Posted by Sarah Dunleavy (Head of Design)
As Esquire and GQ launch full-issue versions of their magazines as iPhone apps, it raises questions about the best way to handle deeper content when designing for mobile platforms.

The GQ and Esquire apps, neither are anywhere to be seen in the Top 100 paid apps list, despite their credibility. The reason being that if people want to read a magazine in a print format they will buy one, rather than looking at it on a small screen zooming in and out until they have no idea what page they are on. Magazines are designed to be easy and engaging for readers to navigate their way through. I can't see how the same format would work on a digital platform a quarter of the size.

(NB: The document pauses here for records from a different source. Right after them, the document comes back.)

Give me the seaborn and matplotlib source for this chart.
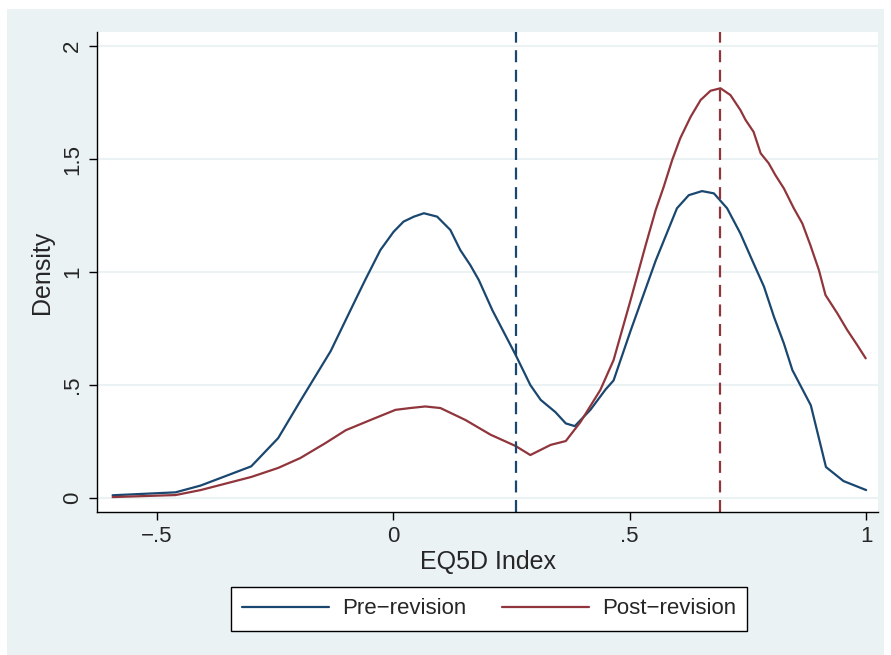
import numpy as np
import pandas as pd
import matplotlib.pyplot as plt
import seaborn as sns
from matplotlib.patches import Rectangle

# kernel density estimates
pre_x = [-0.593, -0.46, -0.407, -0.30, -0.243, -0.196, -0.132, -0.08, -0.059, -0.027,
         0.001, 0.022, 0.044, 0.065, 0.093, 0.121, 0.142, 0.163, 0.181, 0.21,
         0.259, 0.29, 0.312, 0.343, 0.365, 0.384, 0.417, 0.449, 0.466, 0.502,
         0.555, 0.60, 0.625, 0.653, 0.678, 0.706, 0.734, 0.762, 0.784, 0.805,
         0.826, 0.844, 0.883, 0.915, 0.952, 1.0]
pre_y = [0.012, 0.025, 0.055, 0.14, 0.265, 0.43, 0.65, 0.875, 0.965, 1.097,
         1.178, 1.223, 1.245, 1.26, 1.245, 1.186, 1.097, 1.031, 0.965, 0.83,
         0.633, 0.5, 0.434, 0.38, 0.33, 0.318, 0.39, 0.48, 0.52, 0.74,
         1.05, 1.282, 1.34, 1.358, 1.348, 1.282, 1.171, 1.038, 0.935, 0.802,
         0.684, 0.566, 0.41, 0.137, 0.075, 0.035]

post_x = [-0.593, -0.46, -0.407, -0.30, -0.243, -0.196, -0.143, -0.10, -0.048, 0.005,
          0.036, 0.068, 0.10, 0.153, 0.206, 0.259, 0.29, 0.333, 0.365, 0.396,
          0.438, 0.466, 0.502, 0.534, 0.555, 0.572, 0.59, 0.607, 0.629, 0.65,
          0.671, 0.692, 0.713, 0.734, 0.745, 0.762, 0.777, 0.794, 0.808, 0.826,
          0.847, 0.865, 0.882, 0.90, 0.914, 0.939, 0.96, 0.981, 0.999]
post_y = [0.004, 0.013, 0.035, 0.093, 0.133, 0.177, 0.243, 0.30, 0.345, 0.39,
          0.398, 0.405, 0.398, 0.345, 0.28, 0.23, 0.19, 0.235, 0.252, 0.336,
          0.478, 0.61, 0.876, 1.12, 1.274, 1.377, 1.496, 1.592, 1.687, 1.761,
          1.802, 1.813, 1.783, 1.717, 1.673, 1.62, 1.525, 1.481, 1.429, 1.37,
          1.282, 1.215, 1.119, 1.009, 0.898, 0.817, 0.743, 0.677, 0.618]

groups = ["Pre\u2212revision", "Post\u2212revision"]
means = [0.259, 0.69]
colors = ["#1a476f", "#90353b"]

x_ticks = [-0.5, 0, 0.5, 1]
x_labels = ["\u2212.5", "0", ".5", "1"]
y_ticks = [0, 0.5, 1, 1.5, 2]
y_labels = ["0", ".5", "1", "1.5", "2"]

df = pd.concat([
    pd.DataFrame({"EQ5D Index": pre_x, "Density": pre_y, "group": groups[0]}),
    pd.DataFrame({"EQ5D Index": post_x, "Density": post_y, "group": groups[1]}),
])

sns.set_style("white")
plt.rcParams["font.family"] = ["Liberation Sans", "DejaVu Sans"]

bg = "#eaf2f3"
fig = plt.figure(figsize=(8.91, 6.55), dpi=100)
fig.patches.append(Rectangle((7 / 891, 0), 877 / 891, 646 / 655,
                             transform=fig.transFigure, facecolor=bg,
                             edgecolor="none", zorder=-10))
ax = fig.add_axes([97 / 891, 143 / 655, 781 / 891, 480 / 655])
ax.set_facecolor("white")

for y in y_ticks:
    ax.axhline(y, color=bg, lw=1.5, zorder=0)

sns.lineplot(data=df, x="EQ5D Index", y="Density", hue="group",
             palette=dict(zip(groups, colors)), lw=1.6, sort=False,
             legend=False, ax=ax)
for m, c in zip(means, colors):
    ax.axvline(m, color=c, lw=1.6, ls=(0, (5.4, 3.4)))

ax.set_xlim(-0.626, 1.025)
ax.set_ylim(-0.062, 2.062)
ax.set_xticks(x_ticks)
ax.set_xticklabels(x_labels)
ax.set_yticks(y_ticks)
ax.set_yticklabels(y_labels, rotation=90, va="center")
ax.tick_params(direction="out", length=6, width=1, color="black",
               labelsize=16, pad=4, left=True, bottom=True)
ax.set_xlabel("EQ5D Index", fontsize=18, labelpad=2)
ax.set_ylabel("Density", fontsize=18, labelpad=6)
for side in ["top", "right"]:
    ax.spines[side].set_visible(False)
for side in ["left", "bottom"]:
    ax.spines[side].set_color("black")
    ax.spines[side].set_linewidth(1)

handles = [plt.Line2D([], [], color=c, lw=1.6) for c in colors]
leg = fig.legend(handles, groups, loc="center", bbox_to_anchor=(489 / 891, 46 / 655),
                 ncol=2, fontsize=16, frameon=True, fancybox=False, framealpha=1,
                 handlelength=3.9, handletextpad=0.6, columnspacing=1.6,
                 borderpad=0.5, borderaxespad=0)
leg.get_frame().set_edgecolor("black")
leg.get_frame().set_linewidth(1)

fig.savefig("out.png", dpi=100, facecolor="white")
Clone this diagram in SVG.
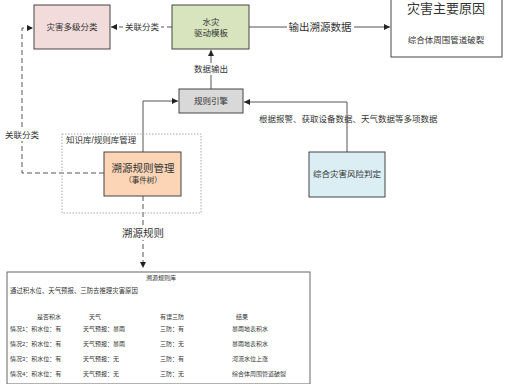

The apps try to recreate the feel of a magazine environment, which, as a designer and lover of print, I should be able to engage with. But there is no interactivity, content sharing or bookmarking, which defeats the whole point of a digital platform. It reminds me of how we used computers before the internet.
Meanwhile, Rodale (publisher of Men’s Health and Women’s Health among others) went a different direction with a series of branded on-the-go apps: the latest is the Eat This, Not That app. It has topped the healthcare and fitness paid app chart in the iTunes App Store. They have successfully repurposed the magazine to suit the way people view content on mobile devices. Perhaps that is why they are in the top 50 best-selling apps storewide.
Maybe GQ and Esquire are looking ahead to larger mobile formats, such as the tablet, but for now it is safe to say that literally recreating print in digital is more of a designer's fantasy than a useful tool for the reader.